Hedging financial arrangements method

Entities enter into various hedging arrangements to manage their exposure to risks such as interest rate and currency exchange rate fluctuations. For example, a foreign currency hedge can protect an entity against the foreign currency exchange risk that arises from the purchase of machinery in a foreign currency at a future date.

For income tax purposes, gains and losses on arrangements may be taxed on a different basis (for example, realisation and accruals). Where a financial arrangement is used to hedge the risk in relation to another arrangement, and each are taxed on a different basis, the effectiveness of the hedge, in a post-tax sense, is reduced.

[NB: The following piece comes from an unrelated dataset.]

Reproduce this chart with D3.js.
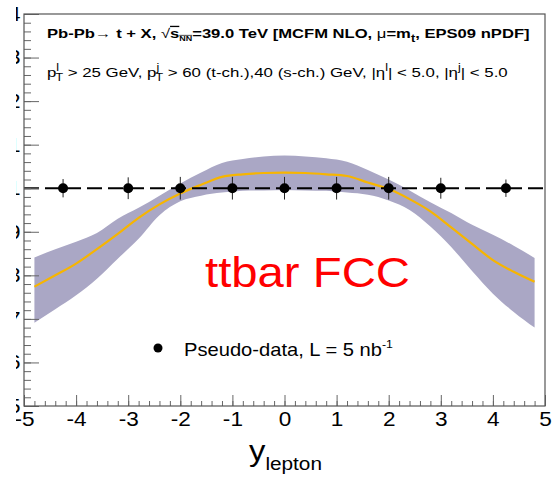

Tax mismatches could also occur where gains or losses made on an underlying hedged item are taxed on capital account, whereas the gains or losses made on the hedging financial arrangement are brought to account on revenue account.

Although the outcomes under the hedging financial arrangements method will not necessarily align with accounting principles, this method broadly reduces post-tax mismatches ensuring that gains and losses from hedging financial arrangements are included in taxable income at the same time as those made from the hedged items are recognised for tax purposes. This method also matches the tax classification or status of a hedging financial arrangement gain or loss with that of the hedged item.

To be eligible to make the hedging financial arrangements method election in an income year, an entity must meet the common requirements. If the hedging method election is not made, an entity cannot use the hedging financial arrangements method for tax purposes, irrespective of whether a financial arrangement is a hedge for accounting purposes.

Once made, the hedging financial arrangements election cannot be revoked.